WHAT IS EXPECTED =>
Restate the records that follow word for word; no pictures should appear.

===

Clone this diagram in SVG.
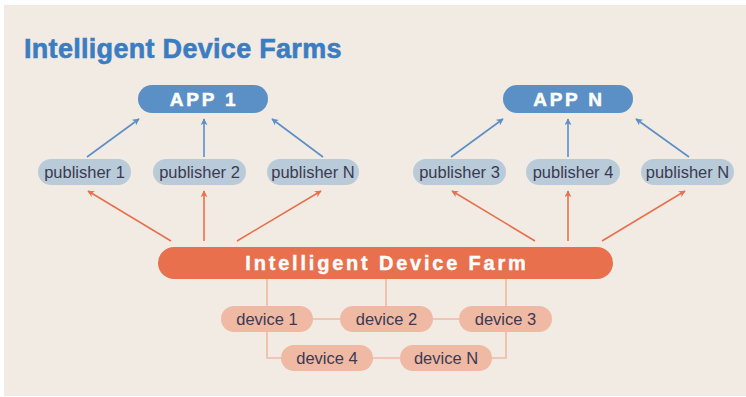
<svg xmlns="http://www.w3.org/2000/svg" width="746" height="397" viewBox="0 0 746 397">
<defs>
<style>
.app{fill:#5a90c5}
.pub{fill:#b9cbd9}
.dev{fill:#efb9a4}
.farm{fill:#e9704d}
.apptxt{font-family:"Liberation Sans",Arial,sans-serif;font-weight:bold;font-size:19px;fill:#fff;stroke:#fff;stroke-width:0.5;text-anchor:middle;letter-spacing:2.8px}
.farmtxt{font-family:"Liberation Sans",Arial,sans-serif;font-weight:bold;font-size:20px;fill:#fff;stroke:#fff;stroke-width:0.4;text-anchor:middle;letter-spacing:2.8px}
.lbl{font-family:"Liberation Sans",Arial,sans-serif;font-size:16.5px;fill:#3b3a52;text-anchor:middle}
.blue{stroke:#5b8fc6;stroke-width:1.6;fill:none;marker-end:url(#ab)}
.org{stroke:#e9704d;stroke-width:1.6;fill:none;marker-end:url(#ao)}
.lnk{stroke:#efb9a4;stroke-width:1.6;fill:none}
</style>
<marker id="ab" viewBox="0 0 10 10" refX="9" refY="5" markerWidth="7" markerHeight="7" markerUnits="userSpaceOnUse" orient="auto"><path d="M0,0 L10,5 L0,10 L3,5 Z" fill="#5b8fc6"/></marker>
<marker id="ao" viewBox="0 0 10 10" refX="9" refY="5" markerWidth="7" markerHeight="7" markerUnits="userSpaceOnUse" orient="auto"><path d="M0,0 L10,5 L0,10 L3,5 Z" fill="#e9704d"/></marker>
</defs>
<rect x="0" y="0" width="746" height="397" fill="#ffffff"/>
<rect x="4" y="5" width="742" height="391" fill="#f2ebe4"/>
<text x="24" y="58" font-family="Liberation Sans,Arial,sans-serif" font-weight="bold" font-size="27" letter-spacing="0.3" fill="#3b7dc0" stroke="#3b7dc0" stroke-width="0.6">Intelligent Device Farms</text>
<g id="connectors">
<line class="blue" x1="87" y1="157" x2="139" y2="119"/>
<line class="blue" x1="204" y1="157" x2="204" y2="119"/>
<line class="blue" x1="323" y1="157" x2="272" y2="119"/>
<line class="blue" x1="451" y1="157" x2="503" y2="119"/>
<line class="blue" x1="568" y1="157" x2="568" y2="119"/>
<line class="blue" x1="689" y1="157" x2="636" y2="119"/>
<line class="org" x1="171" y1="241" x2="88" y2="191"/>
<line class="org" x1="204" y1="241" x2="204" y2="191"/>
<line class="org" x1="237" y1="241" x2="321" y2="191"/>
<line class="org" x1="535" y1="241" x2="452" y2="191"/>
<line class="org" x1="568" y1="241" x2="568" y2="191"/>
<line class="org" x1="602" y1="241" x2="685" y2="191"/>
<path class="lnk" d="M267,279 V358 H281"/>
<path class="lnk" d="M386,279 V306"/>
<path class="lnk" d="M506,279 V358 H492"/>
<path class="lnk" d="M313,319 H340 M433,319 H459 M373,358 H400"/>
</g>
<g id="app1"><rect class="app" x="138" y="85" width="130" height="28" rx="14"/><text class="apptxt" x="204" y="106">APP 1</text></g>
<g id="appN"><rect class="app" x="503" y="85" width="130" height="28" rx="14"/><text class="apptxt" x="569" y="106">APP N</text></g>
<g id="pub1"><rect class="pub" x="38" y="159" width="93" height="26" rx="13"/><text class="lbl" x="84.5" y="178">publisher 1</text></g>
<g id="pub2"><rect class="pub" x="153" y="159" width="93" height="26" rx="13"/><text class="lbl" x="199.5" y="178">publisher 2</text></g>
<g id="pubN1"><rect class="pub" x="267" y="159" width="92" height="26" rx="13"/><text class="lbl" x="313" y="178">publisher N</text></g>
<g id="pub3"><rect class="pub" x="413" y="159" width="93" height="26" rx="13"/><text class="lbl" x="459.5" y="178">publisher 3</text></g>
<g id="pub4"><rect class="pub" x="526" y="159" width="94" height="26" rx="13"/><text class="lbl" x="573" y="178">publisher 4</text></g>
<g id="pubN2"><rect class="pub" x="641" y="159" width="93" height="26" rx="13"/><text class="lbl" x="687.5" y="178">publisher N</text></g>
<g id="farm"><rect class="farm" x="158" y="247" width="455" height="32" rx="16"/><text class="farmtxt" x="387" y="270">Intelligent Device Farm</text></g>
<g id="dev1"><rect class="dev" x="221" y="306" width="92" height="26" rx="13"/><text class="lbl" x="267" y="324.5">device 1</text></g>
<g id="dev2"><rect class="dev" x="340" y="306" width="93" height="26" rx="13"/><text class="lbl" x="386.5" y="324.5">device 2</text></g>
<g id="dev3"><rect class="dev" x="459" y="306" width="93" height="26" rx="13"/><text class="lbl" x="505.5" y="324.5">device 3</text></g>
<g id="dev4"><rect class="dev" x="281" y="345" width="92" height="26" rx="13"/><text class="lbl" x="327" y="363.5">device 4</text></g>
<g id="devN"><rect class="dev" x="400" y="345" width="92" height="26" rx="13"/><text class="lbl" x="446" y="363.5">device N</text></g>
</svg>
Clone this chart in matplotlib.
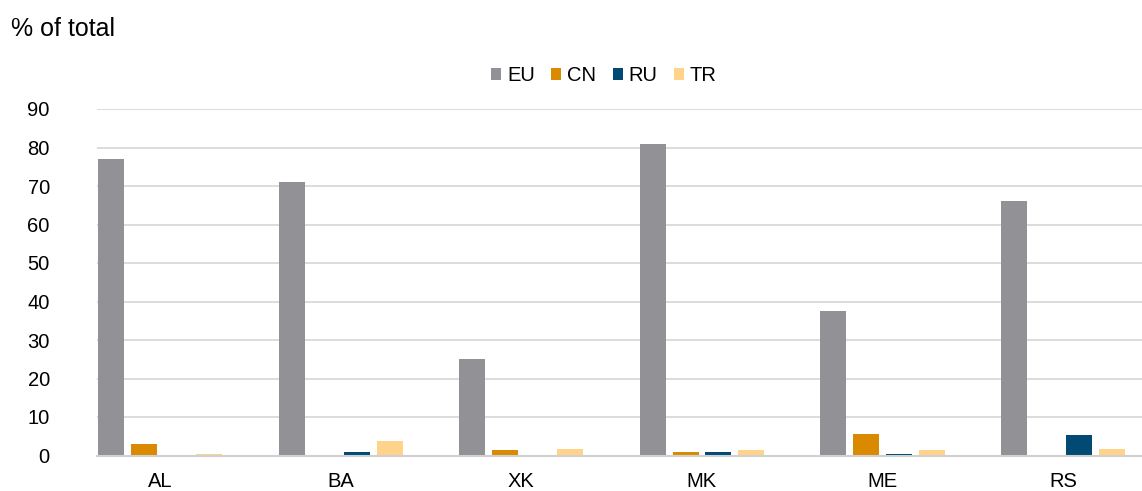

===

RESULT OF THE EXERCISE =>
Clone this diagram in SVG.
<svg xmlns="http://www.w3.org/2000/svg" width="746" height="397" viewBox="0 0 746 397">
<defs>
<style>
.app{fill:#5a90c5}
.pub{fill:#b9cbd9}
.dev{fill:#efb9a4}
.farm{fill:#e9704d}
.apptxt{font-family:"Liberation Sans",Arial,sans-serif;font-weight:bold;font-size:19px;fill:#fff;stroke:#fff;stroke-width:0.5;text-anchor:middle;letter-spacing:2.8px}
.farmtxt{font-family:"Liberation Sans",Arial,sans-serif;font-weight:bold;font-size:20px;fill:#fff;stroke:#fff;stroke-width:0.4;text-anchor:middle;letter-spacing:2.8px}
.lbl{font-family:"Liberation Sans",Arial,sans-serif;font-size:16.5px;fill:#3b3a52;text-anchor:middle}
.blue{stroke:#5b8fc6;stroke-width:1.6;fill:none;marker-end:url(#ab)}
.org{stroke:#e9704d;stroke-width:1.6;fill:none;marker-end:url(#ao)}
.lnk{stroke:#efb9a4;stroke-width:1.6;fill:none}
</style>
<marker id="ab" viewBox="0 0 10 10" refX="9" refY="5" markerWidth="7" markerHeight="7" markerUnits="userSpaceOnUse" orient="auto"><path d="M0,0 L10,5 L0,10 L3,5 Z" fill="#5b8fc6"/></marker>
<marker id="ao" viewBox="0 0 10 10" refX="9" refY="5" markerWidth="7" markerHeight="7" markerUnits="userSpaceOnUse" orient="auto"><path d="M0,0 L10,5 L0,10 L3,5 Z" fill="#e9704d"/></marker>
</defs>
<rect x="0" y="0" width="746" height="397" fill="#ffffff"/>
<rect x="4" y="5" width="742" height="391" fill="#f2ebe4"/>
<text x="24" y="58" font-family="Liberation Sans,Arial,sans-serif" font-weight="bold" font-size="27" letter-spacing="0.3" fill="#3b7dc0" stroke="#3b7dc0" stroke-width="0.6">Intelligent Device Farms</text>
<g id="connectors">
<line class="blue" x1="87" y1="157" x2="139" y2="119"/>
<line class="blue" x1="204" y1="157" x2="204" y2="119"/>
<line class="blue" x1="323" y1="157" x2="272" y2="119"/>
<line class="blue" x1="451" y1="157" x2="503" y2="119"/>
<line class="blue" x1="568" y1="157" x2="568" y2="119"/>
<line class="blue" x1="689" y1="157" x2="636" y2="119"/>
<line class="org" x1="171" y1="241" x2="88" y2="191"/>
<line class="org" x1="204" y1="241" x2="204" y2="191"/>
<line class="org" x1="237" y1="241" x2="321" y2="191"/>
<line class="org" x1="535" y1="241" x2="452" y2="191"/>
<line class="org" x1="568" y1="241" x2="568" y2="191"/>
<line class="org" x1="602" y1="241" x2="685" y2="191"/>
<path class="lnk" d="M267,279 V358 H281"/>
<path class="lnk" d="M386,279 V306"/>
<path class="lnk" d="M506,279 V358 H492"/>
<path class="lnk" d="M313,319 H340 M433,319 H459 M373,358 H400"/>
</g>
<g id="app1"><rect class="app" x="138" y="85" width="130" height="28" rx="14"/><text class="apptxt" x="204" y="106">APP 1</text></g>
<g id="appN"><rect class="app" x="503" y="85" width="130" height="28" rx="14"/><text class="apptxt" x="569" y="106">APP N</text></g>
<g id="pub1"><rect class="pub" x="38" y="159" width="93" height="26" rx="13"/><text class="lbl" x="84.5" y="178">publisher 1</text></g>
<g id="pub2"><rect class="pub" x="153" y="159" width="93" height="26" rx="13"/><text class="lbl" x="199.5" y="178">publisher 2</text></g>
<g id="pubN1"><rect class="pub" x="267" y="159" width="92" height="26" rx="13"/><text class="lbl" x="313" y="178">publisher N</text></g>
<g id="pub3"><rect class="pub" x="413" y="159" width="93" height="26" rx="13"/><text class="lbl" x="459.5" y="178">publisher 3</text></g>
<g id="pub4"><rect class="pub" x="526" y="159" width="94" height="26" rx="13"/><text class="lbl" x="573" y="178">publisher 4</text></g>
<g id="pubN2"><rect class="pub" x="641" y="159" width="93" height="26" rx="13"/><text class="lbl" x="687.5" y="178">publisher N</text></g>
<g id="farm"><rect class="farm" x="158" y="247" width="455" height="32" rx="16"/><text class="farmtxt" x="387" y="270">Intelligent Device Farm</text></g>
<g id="dev1"><rect class="dev" x="221" y="306" width="92" height="26" rx="13"/><text class="lbl" x="267" y="324.5">device 1</text></g>
<g id="dev2"><rect class="dev" x="340" y="306" width="93" height="26" rx="13"/><text class="lbl" x="386.5" y="324.5">device 2</text></g>
<g id="dev3"><rect class="dev" x="459" y="306" width="93" height="26" rx="13"/><text class="lbl" x="505.5" y="324.5">device 3</text></g>
<g id="dev4"><rect class="dev" x="281" y="345" width="92" height="26" rx="13"/><text class="lbl" x="327" y="363.5">device 4</text></g>
<g id="devN"><rect class="dev" x="400" y="345" width="92" height="26" rx="13"/><text class="lbl" x="446" y="363.5">device N</text></g>
</svg>
Clone this chart in matplotlib.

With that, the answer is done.